A ce mal, il existe plusieurs réponses: le mutisme, le cynisme (peu importe ce que je dis), la frivolité (idem), la logorrhée. Et l'on comprendra que c'est parce qu'il est plutôt porté sur le silence que Gaspard sombrera si facilement dans la logorrhée. On assiste alors à la balade de deux psychés qui s'empoignent calmement, dans une douce orgie de mots, une débauche badine de jugements définitifs et toujours remis en question. Et tout occupés à communiquer leur être véridique, ils s'illusionnent sur la vraie nature de leur relation. Car s'ils ne sont pas menteurs, ils n'en sont pas moins systématiquement dans le faux. Hypostasiant leur parole, qui devient l'unique référent, ils veulent fixer par les mots une réalité nécessairement mouvante et se rendent aveugles aux états de leur corps qui formulent mieux que les mots leur désir grandissant.
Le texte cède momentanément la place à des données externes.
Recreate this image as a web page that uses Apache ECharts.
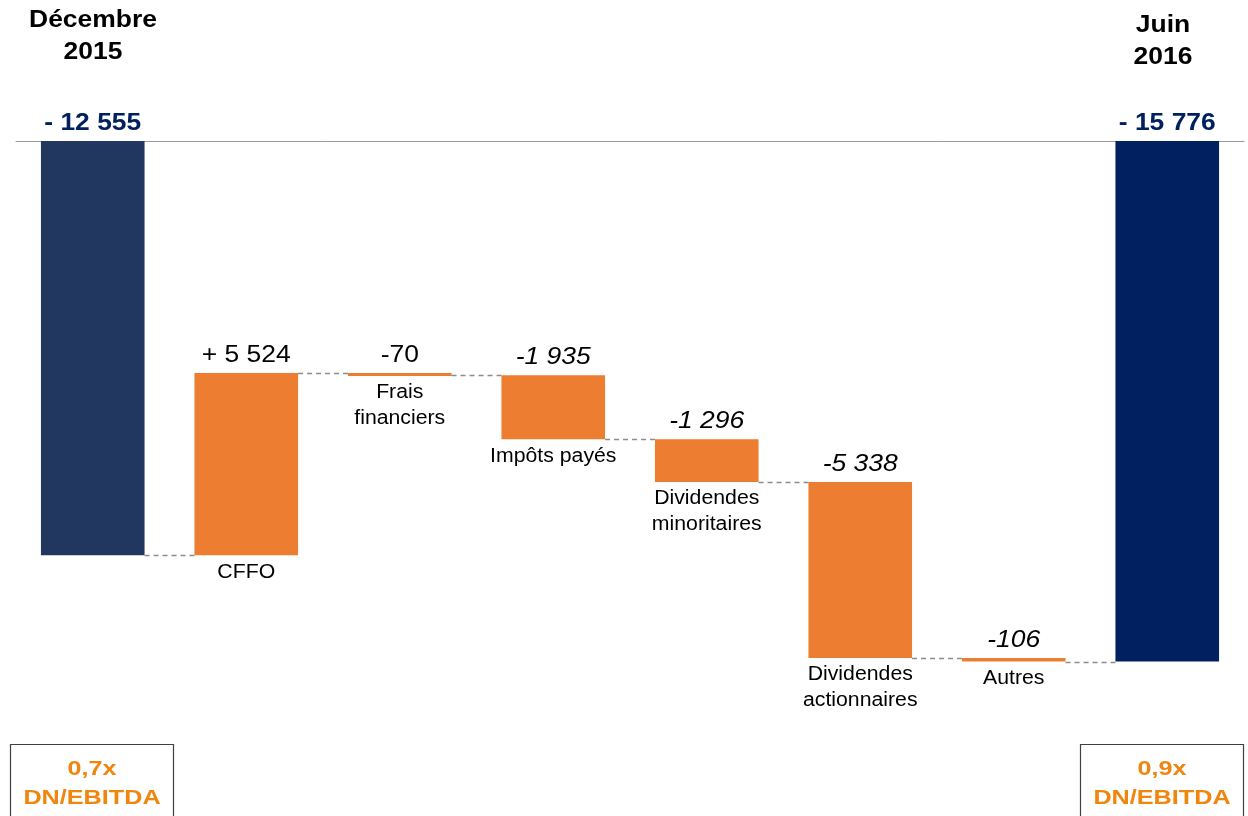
<!DOCTYPE html>
<html>
<head>
<meta charset="utf-8">
<style>html,body{margin:0;padding:0;background:#fff}#chart{width:1248px;height:816px}</style>
<script src="https://cdn.jsdelivr.net/npm/echarts@6/dist/echarts.min.js"></script>
</head>
<body>
<div id="chart"></div>
<script>
// ---- data ----
const categories = ['Décembre 2015', 'CFFO', 'Frais\nfinanciers', 'Impôts payés', 'Dividendes\nminoritaires', 'Dividendes\nactionnaires', 'Autres', 'Juin 2016'];
const deltas = [-12555, 5524, -70, -1935, -1296, -5338, -106, -15776];
const valueLabels = ['- 12 555', '+ 5 524', '-70', '-1 935', '-1 296', '-5 338', '-106', '- 15 776'];
const totalFlags = [true, false, false, false, false, false, false, true];
const headerStart = ['Décembre', '2015'];
const headerEnd = ['Juin', '2016'];
const ratioStart = ['0,7x', 'DN/EBITDA'];
const ratioEnd = ['0,9x', 'DN/EBITDA'];

// ---- build waterfall rows [index, start, end, isTotal] ----
const rows = [];
let running = 0;
deltas.forEach(function (d, i) {
  if (totalFlags[i]) {
    rows.push([i, 0, d, 1]);
    running = d;
  } else {
    rows.push([i, running, running + d, 0]);
    running += d;
  }
});

const chart = echarts.init(document.getElementById('chart'));
const FONT = 'Liberation Sans, Arial, sans-serif';
const STRETCH = 1.15;

function renderItem(params, api) {
  const idx = api.value(0);
  const start = api.value(1);
  const end = api.value(2);
  const isTotal = api.value(3) === 1;
  const band = api.size([1, 0])[0];
  const w = band * 0.675;
  const p1 = api.coord([idx, start]);
  const p2 = api.coord([idx, end]);
  let top = Math.min(p1[1], p2[1]);
  let bottom = Math.max(p1[1], p2[1]);
  if (bottom - top < 3) bottom = top + 3;
  const cx = p1[0];
  let color = '#ED7D31';
  if (isTotal) color = idx === 0 ? '#21375F' : '#002060';
  const children = [{
    type: 'rect',
    shape: { x: cx - w / 2, y: top, width: w, height: bottom - top },
    style: { fill: color }
  }];
  const italic = !isTotal && idx !== 1 && idx !== 2;
  children.push({
    type: 'text',
    x: cx, y: top - 6,
    scaleX: isTotal ? 1.1 : STRETCH,
    style: {
      text: valueLabels[idx],
      x: 0, y: 0,
      align: 'center', verticalAlign: 'bottom',
      fontFamily: FONT,
      fontSize: isTotal ? 24 : 23,
      fontWeight: isTotal ? 'bold' : 'normal',
      fontStyle: italic ? 'italic' : 'normal',
      fill: isTotal ? '#002060' : '#000'
    }
  });
  if (!isTotal) {
    children.push({
      type: 'text',
      x: cx, y: bottom + 4,
      scaleX: 1.09,
      style: {
        text: categories[idx],
        x: 0, y: 0,
        align: 'center', verticalAlign: 'top',
        fontFamily: FONT, fontSize: 19.5, lineHeight: 26,
        fill: '#000'
      }
    });
  }
  if (idx < categories.length - 1) {
    const pn = api.coord([idx + 1, end]);
    const y = Math.round(p2[1]) + 0.5;
    children.push({
      type: 'line',
      shape: { x1: cx + w / 2, y1: y, x2: pn[0] - w / 2, y2: y },
      style: { stroke: '#8c8c8c', lineWidth: 1.3, lineDash: [5, 4] }
    });
  }
  return { type: 'group', children: children };
}

function textLine(cx, cy, txt, size, color, sx) {
  return {
    type: 'text', x: cx, y: cy, scaleX: sx, z: 10,
    style: {
      text: txt, x: 0, y: 0, align: 'center', verticalAlign: 'middle',
      fontFamily: FONT, fontSize: size, fontWeight: 'bold', fill: color
    }
  };
}

function box(x, cx, lines) {
  return [
    {
      type: 'rect', x: x, y: 744.5,
      shape: { x: 0, y: 0, width: 163, height: 90 },
      style: { fill: '#fff', stroke: '#404040', lineWidth: 1.2 }
    },
    textLine(cx, 769, lines[0], 21, '#F0860E', 1.2),
    textLine(cx, 798, lines[1], 21, '#F0860E', 1.2)
  ];
}

chart.setOption({
  animation: false,
  grid: { left: 16, right: 4, top: 141, bottom: 147 },
  xAxis: {
    type: 'category',
    data: categories,
    position: 'top',
    axisLine: { show: true, lineStyle: { color: '#9a9a9a', width: 1 } },
    axisTick: { show: false },
    axisLabel: { show: false },
    splitLine: { show: false }
  },
  yAxis: {
    type: 'value', min: -16000, max: 0,
    show: false, splitLine: { show: false }
  },
  series: [{
    type: 'custom',
    renderItem: renderItem,
    data: rows,
    encode: { x: 0, y: [1, 2] },
    clip: false
  }],
  graphic: [
    textLine(93, 21, headerStart[0], 23, '#000', STRETCH),
    textLine(93, 53, headerStart[1], 23, '#000', STRETCH),
    textLine(1163, 26, headerEnd[0], 23, '#000', STRETCH),
    textLine(1163, 58, headerEnd[1], 23, '#000', STRETCH)
  ].concat(box(10.5, 92, ratioStart), box(1080.5, 1162, ratioEnd))
});
</script>
</body>
</html>
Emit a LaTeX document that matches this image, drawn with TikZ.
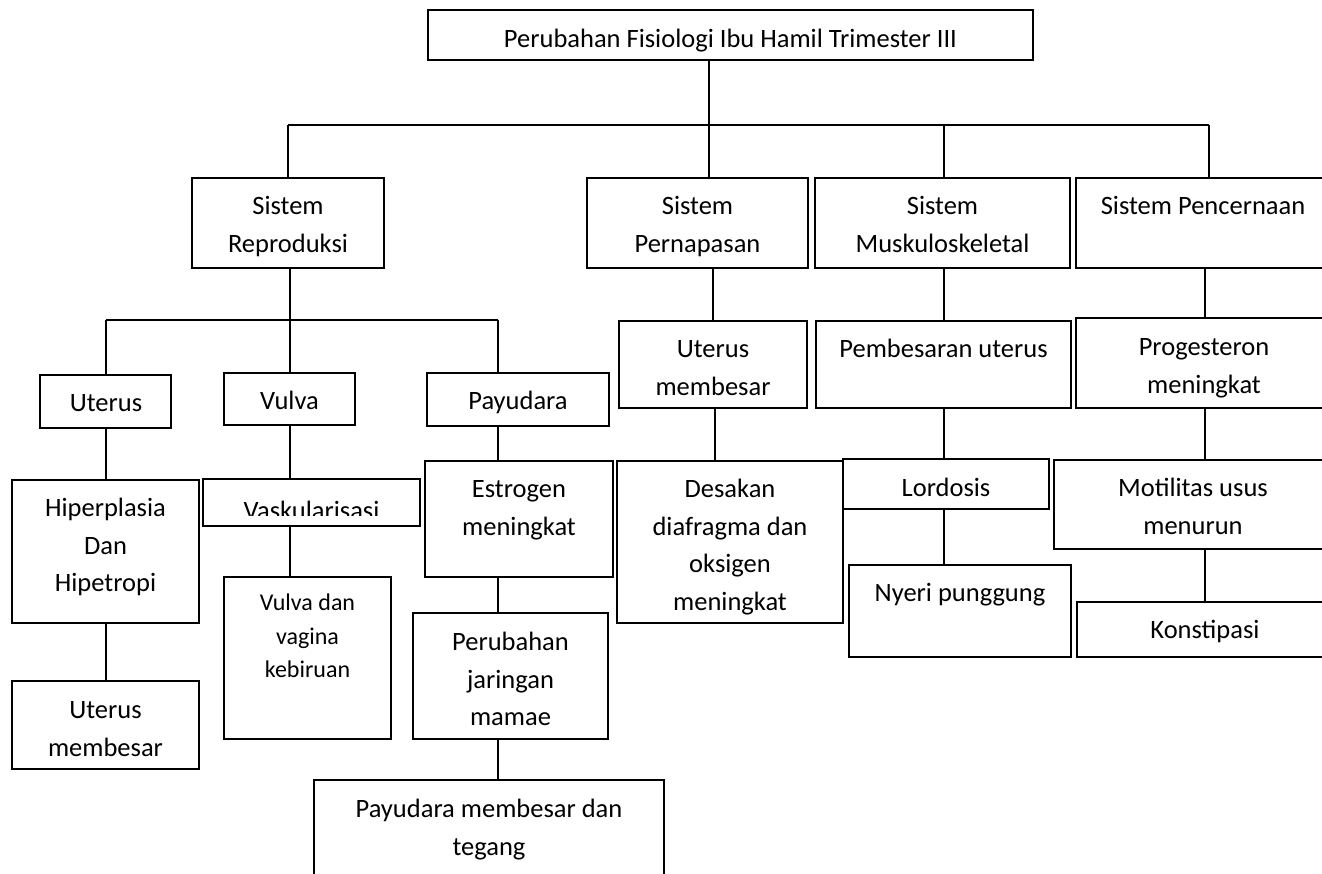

Et ce désir, Rohmer le cadre; il n'échappe donc pas au spectateur qui reconnaît dans des lapsus non verbaux, corporels, toute une gestuelle amoureuse, l'hilarante gêne de Gaspard surpris en compagnie de Solène par Margot, la jalousie de cette dernière, ses baisers ambigus bizarrement légitimés. Alors, il ne s'agit pas d'établir un primat de l'image sur les mots, d'affirmer sa capacité à capturer ce qui échappe aux mailles trop larges du discours, mais de remarquer dans leur contradiction mutuelle une tension, un échange, qui fait sens. L'expression a toujours un temps de retard sur la réalité qu'elle prétend exprimer et, du coup, le spectateur, voyant qui s'implique, a un temps d'avance sur les personnages, avance qui crée le plus beau des suspenses.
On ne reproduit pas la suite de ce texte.